Et le délégué général de la FNTR d'ajouter : "il y a des réalités économiques qu’il faut prendre en compte et les menaces, les actions revendicatives, ne changeront rien à cette réalité : nos entreprises ne sont pas en capacité aujourd’hui d’aller au-delà de ce qu’elles proposent" :
La FNTR l'assure, les chauffeurs ne sont pas mal payés. "Les salariés du secteur ne sont absolument pas smicardisés : par le biais de l’ancienneté, par le biais des heures supplémentaires ou des heures équivalence qu’ils font, ce sont des salaires éloignés du Smic. Le pouvoir d’achat des conducteurs, comme celui des Français, a évidemment été écorné par la crise.
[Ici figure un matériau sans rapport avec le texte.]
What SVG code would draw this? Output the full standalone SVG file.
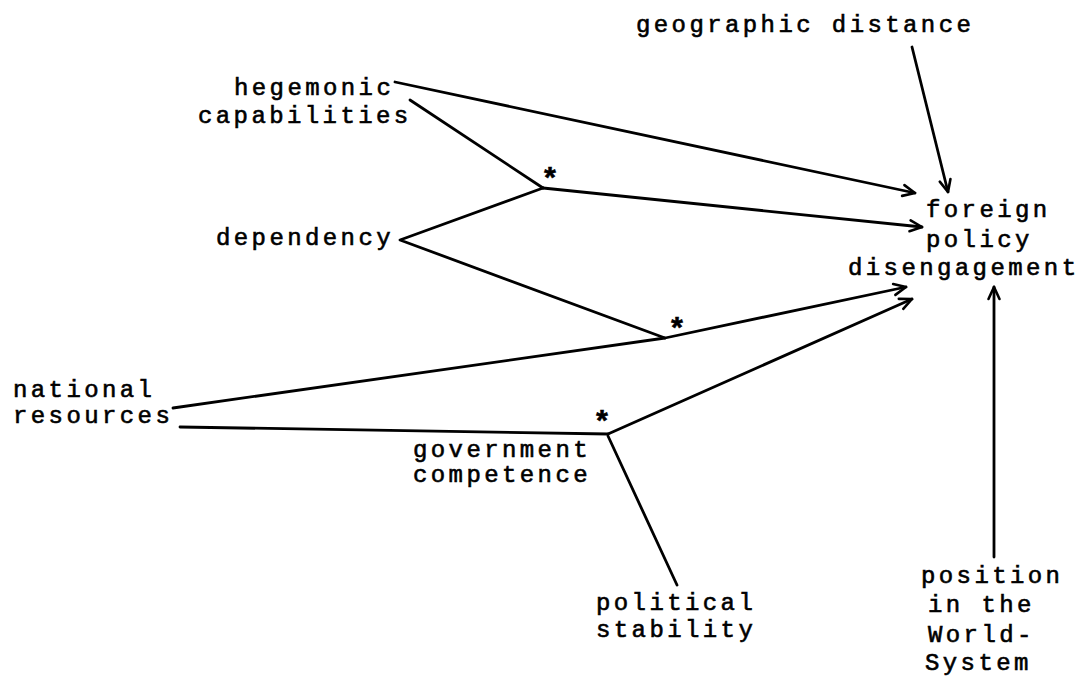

Il y a eu deux facteurs aggravants dans notre secteur : la réduction d’activité qui a amené une réduction des volumes horaires et la refiscalisation des heures supplémentaires", a argumenté Nicolas Paulissen.
Le patronat accusé de ne pas vouloir négocier ? "C’est de l’enfumage". Syndicats et organisations patronales ont donc des points de vue très éloignés. Mais pourquoi avoir refusé de participer à une nouvelle séance de négociations, jeudi au ministère du Travail ? "Tout cela c’est de l’enfumage", a répliqué le délégué général de la FNTR. Avant de préciser : "nous avons reçu hier une invitation émise par le ministère du Travail. Il était indiqué dans cette invitation que si nous venions, nous devions faire d’autres propositions. Or nous ne pouvons pas aller au-delà de ce que nous avons déjà proposé mardi dernier : des augmentations de 1 à 2% en fonction des coefficients et nous avons même élargi nos propositions ne proposant de travailler sur des chantiers de moyen et long termes qui intéressent aussi directement les salariés, les évolutions de la protection sociale, c’est du salaire différé, et les évolutions de nos classifications métiers. (…) Sur les revalorisations salariales, nous ne pouvons pas faire plus".
Le pacte de responsabilité "n’est pas là pour augmenter les salaires". Si les entreprises de transport routier affirment qu'elles n'ont aucune marge de manoeuvre, les syndicats leur rappellent qu'elles ont bénéficié du pacte de responsabilité. Un argument non recevable aux yeux des organisations patronales : "Le pacte de responsabilité est là pour permettre aux entreprises d’embaucher et d’investir, il n’est pas là pour augmenter les salaires puisque son but est bien d’alléger le coût du travail. Nos entreprises exercent leur activité dans une Europe beaucoup plus libéralisée qu’harmonisée, nous sommes concurrencés directement sur le sol français par des transporteurs étrangers aux couts étrangers. Il y a cette réalité qu’il faut prendre en compte", a souligné Nicolas Paulissen.
Et ce dernier de conclure : "les menaces ne changeront rien aux réalités économiques du secteur. Nous avons su préserver l’emploi pendant la crise économique, il faut parfois savoir choisir entre l’emploi et les augmentations salariales".